Cape Town - University and college campuses that address climate challenge will better serve students and help create a thriving and ethical society, Higher Education and Training Minister Blade Nzimande said at the launch of the African Green Campus Initiative on Saturday.
Launching the initiative, which aims to promote climate change interventions at college and university campuses, Nzimande called on leaders of colleges and universities to sign the Climate Change Commitment Pledge, which would help build on the legacy of last year's COP17.
Africa, he said, had to take leadership in climate change as he believed the developed nations weren't doing enough to address this global problem.
Nzimande's department is supporting the initiative, which was set up and funded by the Southern Africa chapter of the Association of College and University Housing Officers International (Acuho-I-Sac) in collaboration with African Compass and PD Naidoo and Associates, and is also being sponsored by the Department of Environmental Affairs.
Nzimande said colleges and universities would help provide students with the know-how and skills needed to address climate change and allow them to benefit in the economic opportunities that arise from the solutions they help develop.
The department will support the initiative by urging students to use bicycles and buses; retro-fitting buildings and creating green buildings; ensuring universities procure green products and services; structuring curricula to include more focus on sustainability; reducing resource usage by recycling and running resource usage audits.
Nzimande said environmental education was very important, adding that the department was looking at introducing a foundation programme through FET colleges to help particularly those with poor maths and science marks and that this should also include environmental studies.
He said environmental science as a discipline at university also needed to be strengthened.
Some universities such as UCT have already embarked on the initiative - with its own Green Campus Initiative having been started in 2007 by Susan Botha.

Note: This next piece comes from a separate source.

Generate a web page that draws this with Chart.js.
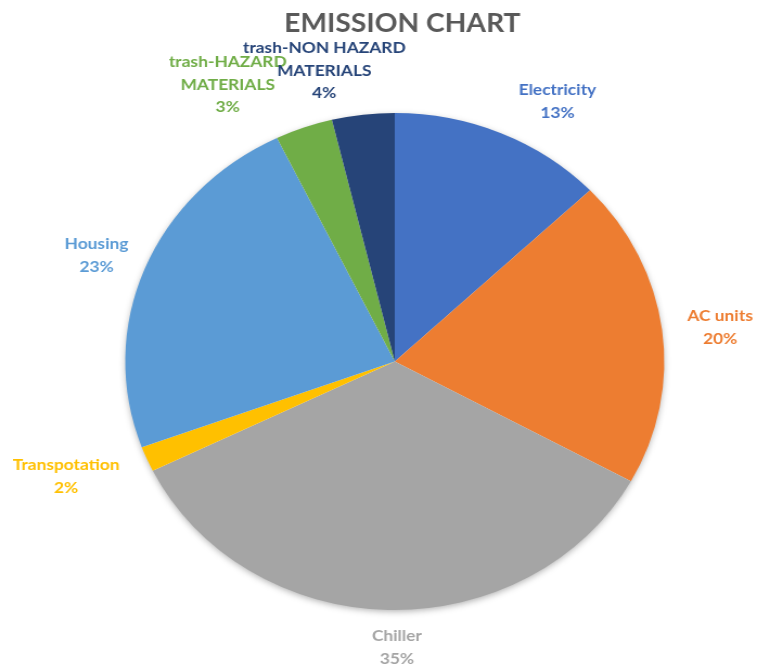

Nzimande said the UCT initiative was started in the university's botany department but soon grew to a campus-wide one, with projects in recycling including waste at residences, the organisation's first UCT Green Week and the use of carpooling to cut down on emissions.
"This initiative at UCT is an example of what can be done when there is energetic leadership and commitment," said Nzimande, adding that he wanted to see similar projects replicated at other universities.
He conceded that other initiatives such as energy efficient buildings were more difficult to attain, but stressed that his department was committed to supporting cost-effective green infrastructure developments.
His department was currently looking at proposals for infrastructure funding at universities for the current and coming financial years, and green buildings is one of the key criteria in the approval of new projects.
Regional workshops on the initiative have so far been held at three campuses - Tshwane University of Technology, UCT and the Nelson Mandela Metropolitan University(NMMU).
Three more workshops are expected to be held - at the University of Limpopo this Saturday, at the Durban University of Technology on May 12 and at University of Free State on May 19.
Richard Parker, an ambassador of the African Green Campus Initiative, said students were often more keen on where the next party was or passing their courses than on going green, but pointed out that in most instances, there was genuine support and interest in green initiatives once his organisation interacted with students.
African Green Campus Initiative national committee member Sammy Ellie, from NMMU, said students had indicated in a survey he conducted at the university that they would participate more in green initiatives if there were incentives and competitions in place.
NMMU students had been running various green initiatives on waste management and had also signed a green pledge, Ellie said.
He singled out the assistance the university provided to Eastern Cape farmers to grow Spekboom which, once planted, can then be traded for carbon credits.